*Aim*
Omit all pictures. Copy the rest of the material exactly.

*Supplied material*
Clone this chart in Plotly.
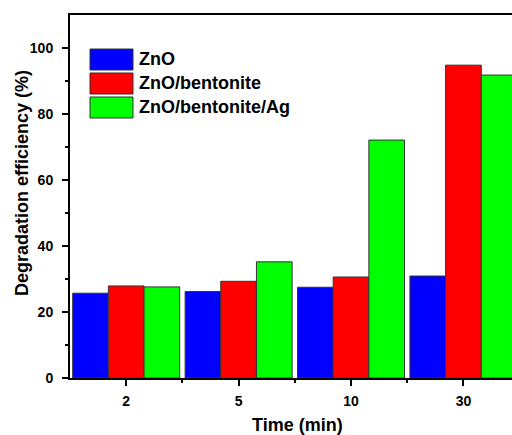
import plotly.graph_objects as go

categories = ["2", "5", "10", "30"]
series_names = ["ZnO", "ZnO/bentonite", "ZnO/bentonite/Ag"]
zno = [25.7, 26.2, 27.5, 30.9]
zno_bent = [27.9, 29.3, 30.6, 94.8]
zno_bent_ag = [27.6, 35.2, 72.1, 91.8]
y_ticks = [0, 20, 40, 60, 80, 100]
colors = ["#0000FF", "#FF0000", "#00FF00"]

xpos = list(range(len(categories)))
fig = go.Figure()
for name, vals, col in zip(series_names, [zno, zno_bent, zno_bent_ag], colors):
    fig.add_trace(go.Bar(x=xpos, y=vals, name=name,
                         marker=dict(color=col, line=dict(color="#333333", width=1)),
                         showlegend=False))

FONT = "Liberation Sans, Arial, sans-serif"
W, H = 512, 435
L, R, T, B = 70, 0, 15, 57
pw, ph = W - L - R, H - T - B

def px_x(p):
    return (p - L) / pw

def px_y(p):
    return (H - B - p) / ph

# custom legend (large swatches like the original)
box_tops = [49, 73, 97]
for name, col, top in zip(series_names, colors, box_tops):
    y1 = px_y(top)
    y0 = px_y(top + 21)
    fig.add_shape(type="rect", xref="paper", yref="paper", x0=px_x(90), x1=px_x(133), y0=y0, y1=y1,
                  fillcolor=col, line=dict(color="#333333", width=1))
    fig.add_annotation(xref="paper", yref="paper", x=px_x(137), y=(y0 + y1) / 2,
                       text="<b>" + name + "</b>", showarrow=False, xanchor="left", yanchor="middle",
                       font=dict(family=FONT, size=18, color="black"))

# axis titles
fig.add_annotation(xref="paper", yref="paper", x=px_x(297), y=px_y(425),
                   text="<b>Time (min)</b>", showarrow=False, xanchor="center", yanchor="middle",
                   font=dict(family=FONT, size=18, color="black"))
fig.add_annotation(xref="paper", yref="paper", x=px_x(22), y=px_y(183), textangle=-90,
                   text="<b>Degradation efficiency (%)</b>", showarrow=False, xanchor="center", yanchor="middle",
                   font=dict(family=FONT, size=18, color="black"))

fig.update_layout(
    width=W, height=H,
    margin=dict(l=L, r=R, t=T, b=B, pad=0),
    paper_bgcolor="white", plot_bgcolor="white",
    barmode="group", bargap=0.048, bargroupgap=0,
    font=dict(family=FONT, size=14, color="black"),
    xaxis=dict(
        range=[-0.5, 3.432], tickvals=xpos, ticktext=["<b>" + c + "</b>" for c in categories],
        showline=True, linecolor="black", linewidth=2, mirror=True,
        ticks="outside", ticklen=6, tickwidth=2, tickcolor="black", ticklabelstandoff=3,
        minor=dict(tickvals=[0.5, 1.5, 2.5], ticks="outside", ticklen=3, tickwidth=2, tickcolor="black"),
        showgrid=False, zeroline=False,
        tickfont=dict(family=FONT, size=14),
    ),
    yaxis=dict(
        range=[0, 110], tickvals=y_ticks,
        ticktext=["<b>%d</b>" % v for v in y_ticks],
        showline=True, linecolor="black", linewidth=2, mirror=False,
        ticks="outside", ticklen=6, tickwidth=2, tickcolor="black", ticklabelstandoff=6,
        minor=dict(tickvals=[10, 30, 50, 70, 90], ticks="outside", ticklen=3, tickwidth=2, tickcolor="black"),
        showgrid=False, zeroline=False,
        tickfont=dict(family=FONT, size=14),
    ),
)

fig.write_html("out.html", config={"displayModeBar": False},
               post_script="document.body.style.margin='0px';")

*Solution for this problem*
Clone this chart in Plotly.
import plotly.graph_objects as go

categories = ["2", "5", "10", "30"]
series_names = ["ZnO", "ZnO/bentonite", "ZnO/bentonite/Ag"]
zno = [25.7, 26.2, 27.5, 30.9]
zno_bent = [27.9, 29.3, 30.6, 94.8]
zno_bent_ag = [27.6, 35.2, 72.1, 91.8]
y_ticks = [0, 20, 40, 60, 80, 100]
colors = ["#0000FF", "#FF0000", "#00FF00"]

xpos = list(range(len(categories)))
fig = go.Figure()
for name, vals, col in zip(series_names, [zno, zno_bent, zno_bent_ag], colors):
    fig.add_trace(go.Bar(x=xpos, y=vals, name=name,
                         marker=dict(color=col, line=dict(color="#333333", width=1)),
                         showlegend=False))

FONT = "Liberation Sans, Arial, sans-serif"
W, H = 512, 435
L, R, T, B = 70, 0, 15, 57
pw, ph = W - L - R, H - T - B

def px_x(p):
    return (p - L) / pw

def px_y(p):
    return (H - B - p) / ph

# custom legend (large swatches like the original)
box_tops = [49, 73, 97]
for name, col, top in zip(series_names, colors, box_tops):
    y1 = px_y(top)
    y0 = px_y(top + 21)
    fig.add_shape(type="rect", xref="paper", yref="paper", x0=px_x(90), x1=px_x(133), y0=y0, y1=y1,
                  fillcolor=col, line=dict(color="#333333", width=1))
    fig.add_annotation(xref="paper", yref="paper", x=px_x(137), y=(y0 + y1) / 2,
                       text="<b>" + name + "</b>", showarrow=False, xanchor="left", yanchor="middle",
                       font=dict(family=FONT, size=18, color="black"))

# axis titles
fig.add_annotation(xref="paper", yref="paper", x=px_x(297), y=px_y(425),
                   text="<b>Time (min)</b>", showarrow=False, xanchor="center", yanchor="middle",
                   font=dict(family=FONT, size=18, color="black"))
fig.add_annotation(xref="paper", yref="paper", x=px_x(22), y=px_y(183), textangle=-90,
                   text="<b>Degradation efficiency (%)</b>", showarrow=False, xanchor="center", yanchor="middle",
                   font=dict(family=FONT, size=18, color="black"))

fig.update_layout(
    width=W, height=H,
    margin=dict(l=L, r=R, t=T, b=B, pad=0),
    paper_bgcolor="white", plot_bgcolor="white",
    barmode="group", bargap=0.048, bargroupgap=0,
    font=dict(family=FONT, size=14, color="black"),
    xaxis=dict(
        range=[-0.5, 3.432], tickvals=xpos, ticktext=["<b>" + c + "</b>" for c in categories],
        showline=True, linecolor="black", linewidth=2, mirror=True,
        ticks="outside", ticklen=6, tickwidth=2, tickcolor="black", ticklabelstandoff=3,
        minor=dict(tickvals=[0.5, 1.5, 2.5], ticks="outside", ticklen=3, tickwidth=2, tickcolor="black"),
        showgrid=False, zeroline=False,
        tickfont=dict(family=FONT, size=14),
    ),
    yaxis=dict(
        range=[0, 110], tickvals=y_ticks,
        ticktext=["<b>%d</b>" % v for v in y_ticks],
        showline=True, linecolor="black", linewidth=2, mirror=False,
        ticks="outside", ticklen=6, tickwidth=2, tickcolor="black", ticklabelstandoff=6,
        minor=dict(tickvals=[10, 30, 50, 70, 90], ticks="outside", ticklen=3, tickwidth=2, tickcolor="black"),
        showgrid=False, zeroline=False,
        tickfont=dict(family=FONT, size=14),
    ),
)

fig.write_html("out.html", config={"displayModeBar": False},
               post_script="document.body.style.margin='0px';")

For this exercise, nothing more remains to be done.